§ STATED GOAL: Copy each line in which the string "script" occurs.

(Code that draws figures)
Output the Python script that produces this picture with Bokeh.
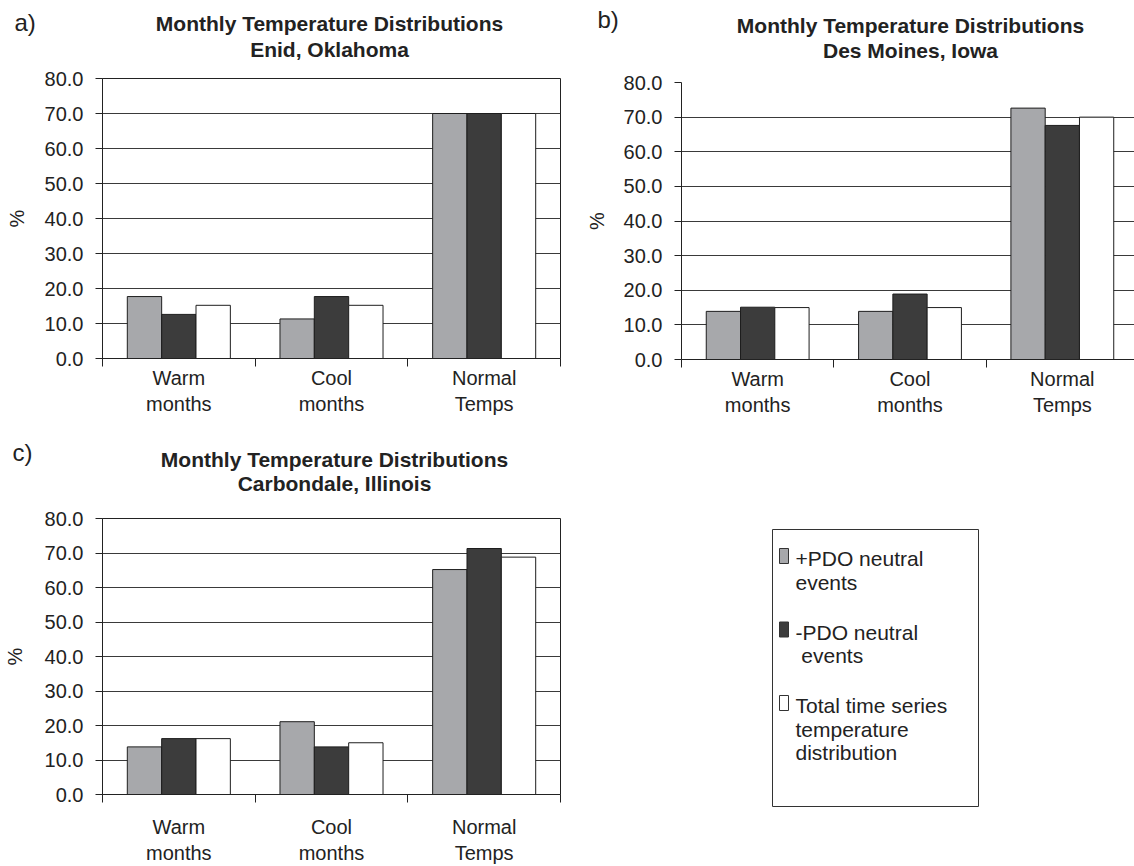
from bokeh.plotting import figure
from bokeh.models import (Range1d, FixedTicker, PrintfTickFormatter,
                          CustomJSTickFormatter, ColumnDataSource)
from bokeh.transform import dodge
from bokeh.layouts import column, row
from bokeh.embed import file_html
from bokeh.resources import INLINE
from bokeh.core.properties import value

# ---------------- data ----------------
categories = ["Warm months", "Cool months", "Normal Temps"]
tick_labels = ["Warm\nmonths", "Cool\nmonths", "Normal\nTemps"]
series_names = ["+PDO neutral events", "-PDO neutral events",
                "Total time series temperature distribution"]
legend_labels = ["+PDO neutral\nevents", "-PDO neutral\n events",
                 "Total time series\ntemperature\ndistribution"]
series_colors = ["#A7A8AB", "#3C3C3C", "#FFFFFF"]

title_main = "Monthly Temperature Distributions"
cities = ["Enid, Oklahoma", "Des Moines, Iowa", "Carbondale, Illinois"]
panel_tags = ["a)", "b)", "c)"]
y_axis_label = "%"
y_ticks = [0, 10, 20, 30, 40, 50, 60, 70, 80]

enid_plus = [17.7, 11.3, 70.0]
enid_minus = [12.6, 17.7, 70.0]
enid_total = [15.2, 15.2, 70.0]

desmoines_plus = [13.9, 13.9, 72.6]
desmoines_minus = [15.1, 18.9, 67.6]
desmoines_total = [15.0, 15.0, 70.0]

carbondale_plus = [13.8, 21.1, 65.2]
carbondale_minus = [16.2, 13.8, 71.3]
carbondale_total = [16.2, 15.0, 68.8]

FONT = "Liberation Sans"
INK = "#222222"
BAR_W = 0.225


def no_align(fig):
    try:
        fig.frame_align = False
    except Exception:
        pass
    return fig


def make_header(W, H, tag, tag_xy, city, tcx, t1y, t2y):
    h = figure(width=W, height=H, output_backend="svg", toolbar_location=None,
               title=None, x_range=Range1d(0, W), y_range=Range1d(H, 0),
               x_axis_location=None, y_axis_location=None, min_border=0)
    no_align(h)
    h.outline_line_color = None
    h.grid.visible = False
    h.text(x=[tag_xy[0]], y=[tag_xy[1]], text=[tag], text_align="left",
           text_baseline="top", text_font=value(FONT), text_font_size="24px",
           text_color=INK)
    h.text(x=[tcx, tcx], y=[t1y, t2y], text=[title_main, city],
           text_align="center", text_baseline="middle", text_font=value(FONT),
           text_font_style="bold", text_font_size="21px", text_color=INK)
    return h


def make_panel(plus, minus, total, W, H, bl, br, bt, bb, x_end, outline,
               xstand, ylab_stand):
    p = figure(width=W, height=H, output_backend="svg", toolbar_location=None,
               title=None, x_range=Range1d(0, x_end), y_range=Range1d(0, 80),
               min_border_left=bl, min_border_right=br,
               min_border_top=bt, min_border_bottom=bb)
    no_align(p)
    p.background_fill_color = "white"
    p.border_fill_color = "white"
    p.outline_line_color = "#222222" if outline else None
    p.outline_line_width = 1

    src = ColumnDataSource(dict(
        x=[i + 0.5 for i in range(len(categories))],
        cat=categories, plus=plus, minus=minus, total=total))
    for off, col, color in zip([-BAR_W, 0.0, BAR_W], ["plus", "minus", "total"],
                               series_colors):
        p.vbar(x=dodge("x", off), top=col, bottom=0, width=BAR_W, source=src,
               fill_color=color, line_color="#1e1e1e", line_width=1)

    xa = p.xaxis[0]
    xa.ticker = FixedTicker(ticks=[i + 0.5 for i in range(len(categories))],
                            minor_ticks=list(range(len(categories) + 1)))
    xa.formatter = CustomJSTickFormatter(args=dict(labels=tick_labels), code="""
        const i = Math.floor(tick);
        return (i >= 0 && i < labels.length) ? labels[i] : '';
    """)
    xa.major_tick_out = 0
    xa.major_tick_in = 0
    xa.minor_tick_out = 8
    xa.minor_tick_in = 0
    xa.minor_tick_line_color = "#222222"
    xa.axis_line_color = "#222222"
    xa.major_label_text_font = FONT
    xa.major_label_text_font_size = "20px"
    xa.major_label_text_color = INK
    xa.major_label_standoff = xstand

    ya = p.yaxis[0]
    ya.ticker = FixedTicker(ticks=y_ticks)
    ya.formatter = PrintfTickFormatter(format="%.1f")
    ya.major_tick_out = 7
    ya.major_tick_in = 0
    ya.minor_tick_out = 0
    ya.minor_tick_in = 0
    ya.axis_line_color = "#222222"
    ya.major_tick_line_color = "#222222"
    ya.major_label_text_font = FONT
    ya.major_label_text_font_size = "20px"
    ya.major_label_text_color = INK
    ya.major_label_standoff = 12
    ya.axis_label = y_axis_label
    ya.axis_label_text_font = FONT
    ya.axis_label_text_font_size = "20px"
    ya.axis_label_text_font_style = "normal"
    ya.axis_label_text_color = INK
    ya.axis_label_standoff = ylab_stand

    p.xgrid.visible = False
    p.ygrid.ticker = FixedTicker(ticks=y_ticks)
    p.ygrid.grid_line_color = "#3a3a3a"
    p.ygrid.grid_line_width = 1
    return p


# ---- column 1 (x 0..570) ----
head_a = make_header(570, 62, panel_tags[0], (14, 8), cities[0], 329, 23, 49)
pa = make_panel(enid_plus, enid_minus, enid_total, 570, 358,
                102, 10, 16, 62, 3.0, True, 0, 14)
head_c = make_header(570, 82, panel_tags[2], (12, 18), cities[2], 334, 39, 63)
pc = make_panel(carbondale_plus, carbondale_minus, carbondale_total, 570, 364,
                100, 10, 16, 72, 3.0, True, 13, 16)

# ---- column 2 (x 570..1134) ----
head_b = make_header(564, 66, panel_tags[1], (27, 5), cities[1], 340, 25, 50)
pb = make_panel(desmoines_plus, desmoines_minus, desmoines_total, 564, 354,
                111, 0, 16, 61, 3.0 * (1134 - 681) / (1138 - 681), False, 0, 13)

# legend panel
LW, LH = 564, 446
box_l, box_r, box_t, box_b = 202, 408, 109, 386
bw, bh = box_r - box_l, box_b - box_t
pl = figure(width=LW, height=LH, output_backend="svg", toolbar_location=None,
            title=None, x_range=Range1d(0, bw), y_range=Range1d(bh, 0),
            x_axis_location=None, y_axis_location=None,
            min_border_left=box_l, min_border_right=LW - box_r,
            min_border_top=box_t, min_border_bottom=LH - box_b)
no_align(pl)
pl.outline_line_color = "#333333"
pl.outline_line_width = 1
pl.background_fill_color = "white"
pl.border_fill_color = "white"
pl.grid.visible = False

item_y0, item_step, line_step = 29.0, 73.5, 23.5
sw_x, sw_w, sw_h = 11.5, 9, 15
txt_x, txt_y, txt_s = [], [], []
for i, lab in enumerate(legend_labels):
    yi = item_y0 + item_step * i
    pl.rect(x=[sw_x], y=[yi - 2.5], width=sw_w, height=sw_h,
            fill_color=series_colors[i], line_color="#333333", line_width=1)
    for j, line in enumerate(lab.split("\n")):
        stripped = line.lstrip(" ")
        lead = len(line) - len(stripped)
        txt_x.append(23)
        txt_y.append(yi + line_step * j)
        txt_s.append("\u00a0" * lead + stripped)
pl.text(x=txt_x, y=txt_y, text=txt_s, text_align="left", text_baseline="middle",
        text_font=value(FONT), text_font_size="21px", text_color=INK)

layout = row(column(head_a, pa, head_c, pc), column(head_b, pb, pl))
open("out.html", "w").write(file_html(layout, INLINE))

---

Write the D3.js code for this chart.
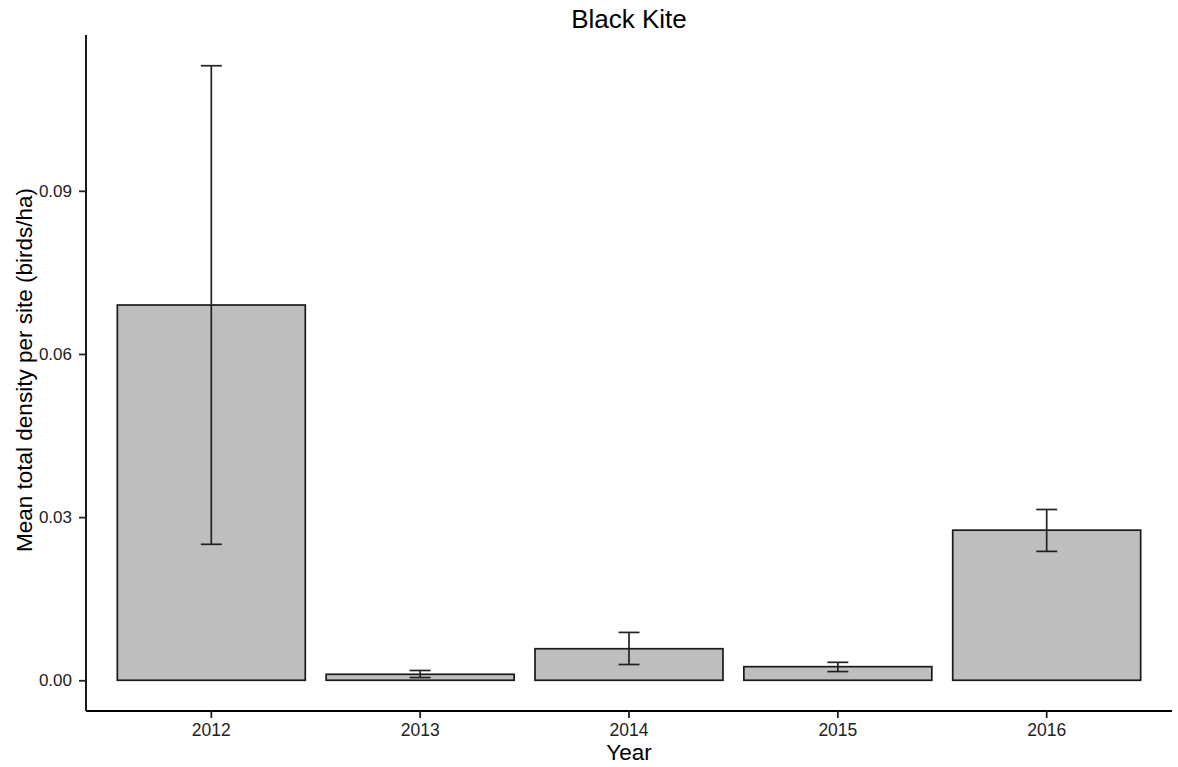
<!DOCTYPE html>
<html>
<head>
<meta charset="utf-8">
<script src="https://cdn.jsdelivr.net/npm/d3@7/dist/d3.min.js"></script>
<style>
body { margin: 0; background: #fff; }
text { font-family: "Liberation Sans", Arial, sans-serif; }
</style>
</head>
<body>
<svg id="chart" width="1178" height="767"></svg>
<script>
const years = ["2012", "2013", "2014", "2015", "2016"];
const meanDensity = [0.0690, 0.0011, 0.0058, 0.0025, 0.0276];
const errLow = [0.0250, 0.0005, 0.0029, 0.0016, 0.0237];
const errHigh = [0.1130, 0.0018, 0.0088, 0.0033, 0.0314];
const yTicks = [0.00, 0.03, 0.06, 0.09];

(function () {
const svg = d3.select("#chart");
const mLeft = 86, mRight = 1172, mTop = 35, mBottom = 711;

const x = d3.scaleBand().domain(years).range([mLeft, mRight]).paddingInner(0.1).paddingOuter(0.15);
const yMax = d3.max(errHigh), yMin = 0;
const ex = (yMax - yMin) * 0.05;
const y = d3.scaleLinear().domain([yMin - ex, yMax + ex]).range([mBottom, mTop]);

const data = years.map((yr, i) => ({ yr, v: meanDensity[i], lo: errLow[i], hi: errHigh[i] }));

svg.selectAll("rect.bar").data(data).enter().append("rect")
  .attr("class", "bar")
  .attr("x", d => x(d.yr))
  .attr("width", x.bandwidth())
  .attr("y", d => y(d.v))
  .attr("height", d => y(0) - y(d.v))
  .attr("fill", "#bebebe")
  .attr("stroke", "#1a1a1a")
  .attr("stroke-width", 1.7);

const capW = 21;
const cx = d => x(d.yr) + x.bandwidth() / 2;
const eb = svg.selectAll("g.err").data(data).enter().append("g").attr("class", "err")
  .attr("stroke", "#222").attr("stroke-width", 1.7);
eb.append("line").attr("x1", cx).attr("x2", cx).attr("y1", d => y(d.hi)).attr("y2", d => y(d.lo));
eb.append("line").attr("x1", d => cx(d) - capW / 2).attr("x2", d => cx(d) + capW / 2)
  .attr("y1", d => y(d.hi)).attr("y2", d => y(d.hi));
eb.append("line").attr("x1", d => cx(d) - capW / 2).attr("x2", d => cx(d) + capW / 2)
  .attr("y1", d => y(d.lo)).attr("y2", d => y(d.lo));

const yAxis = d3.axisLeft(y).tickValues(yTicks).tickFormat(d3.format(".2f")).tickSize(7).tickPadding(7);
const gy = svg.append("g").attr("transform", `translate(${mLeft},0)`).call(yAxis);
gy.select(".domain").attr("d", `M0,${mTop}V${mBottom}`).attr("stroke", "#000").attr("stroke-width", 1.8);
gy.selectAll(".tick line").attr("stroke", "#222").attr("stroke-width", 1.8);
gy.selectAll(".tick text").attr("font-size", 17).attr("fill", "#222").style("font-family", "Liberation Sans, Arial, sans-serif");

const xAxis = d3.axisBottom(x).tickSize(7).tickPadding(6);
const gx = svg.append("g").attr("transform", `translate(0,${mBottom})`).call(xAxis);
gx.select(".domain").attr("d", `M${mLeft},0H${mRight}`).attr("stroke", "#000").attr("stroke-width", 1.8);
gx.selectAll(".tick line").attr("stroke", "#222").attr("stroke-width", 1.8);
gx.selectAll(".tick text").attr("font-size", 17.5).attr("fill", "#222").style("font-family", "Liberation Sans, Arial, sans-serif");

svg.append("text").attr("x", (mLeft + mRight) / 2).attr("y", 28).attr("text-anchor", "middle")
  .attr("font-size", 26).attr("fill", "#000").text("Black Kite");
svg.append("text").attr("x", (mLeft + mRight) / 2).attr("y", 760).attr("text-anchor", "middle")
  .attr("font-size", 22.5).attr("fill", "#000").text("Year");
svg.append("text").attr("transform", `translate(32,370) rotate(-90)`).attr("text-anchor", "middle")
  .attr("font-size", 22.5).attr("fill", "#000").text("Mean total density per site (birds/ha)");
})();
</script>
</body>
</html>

--

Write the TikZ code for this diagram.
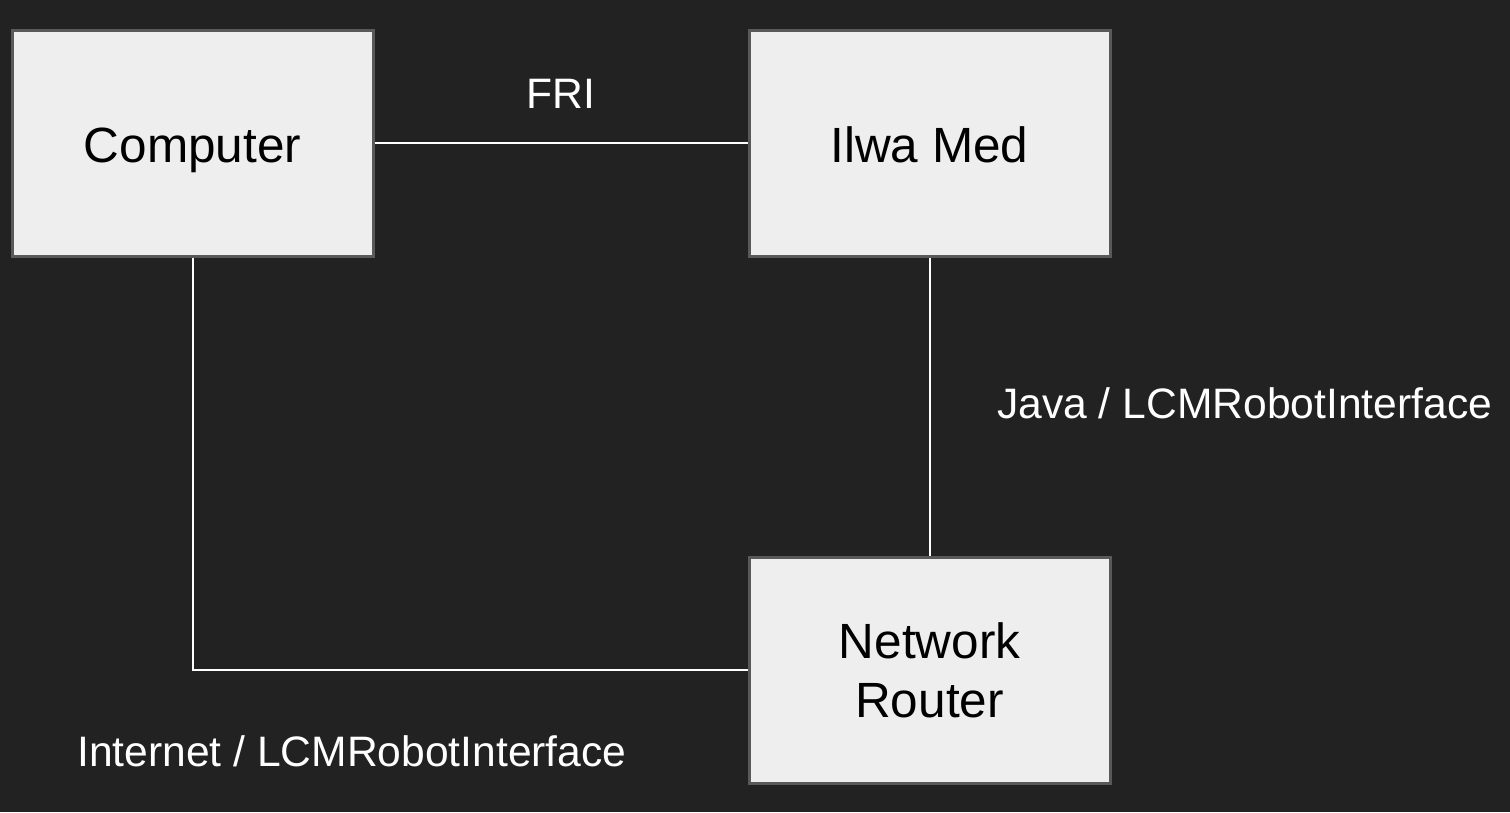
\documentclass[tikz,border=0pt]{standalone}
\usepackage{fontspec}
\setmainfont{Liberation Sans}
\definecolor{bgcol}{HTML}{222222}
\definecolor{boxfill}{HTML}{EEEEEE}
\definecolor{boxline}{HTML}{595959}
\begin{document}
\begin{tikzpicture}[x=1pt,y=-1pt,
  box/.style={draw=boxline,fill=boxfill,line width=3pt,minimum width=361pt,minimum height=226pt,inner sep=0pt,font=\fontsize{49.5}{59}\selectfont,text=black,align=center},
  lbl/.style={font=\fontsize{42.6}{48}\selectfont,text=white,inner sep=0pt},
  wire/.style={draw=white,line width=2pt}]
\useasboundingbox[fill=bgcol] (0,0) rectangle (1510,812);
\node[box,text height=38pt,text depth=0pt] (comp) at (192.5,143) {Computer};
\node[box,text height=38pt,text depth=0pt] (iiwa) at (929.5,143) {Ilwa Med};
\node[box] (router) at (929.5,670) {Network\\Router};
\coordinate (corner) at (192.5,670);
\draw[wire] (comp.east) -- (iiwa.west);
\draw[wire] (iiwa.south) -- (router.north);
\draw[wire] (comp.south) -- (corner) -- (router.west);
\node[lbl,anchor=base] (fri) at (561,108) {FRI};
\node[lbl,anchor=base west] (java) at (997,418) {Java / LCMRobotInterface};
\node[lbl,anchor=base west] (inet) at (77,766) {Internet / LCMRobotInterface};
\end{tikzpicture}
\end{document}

§ SOLUTION FOR THIS PROBLEM:
Output the Python script that produces this picture with Bokeh.
<script src="https://cdn.jsdelivr.net/npm/d3@7/dist/d3.min.js"></script>
<script>
</script>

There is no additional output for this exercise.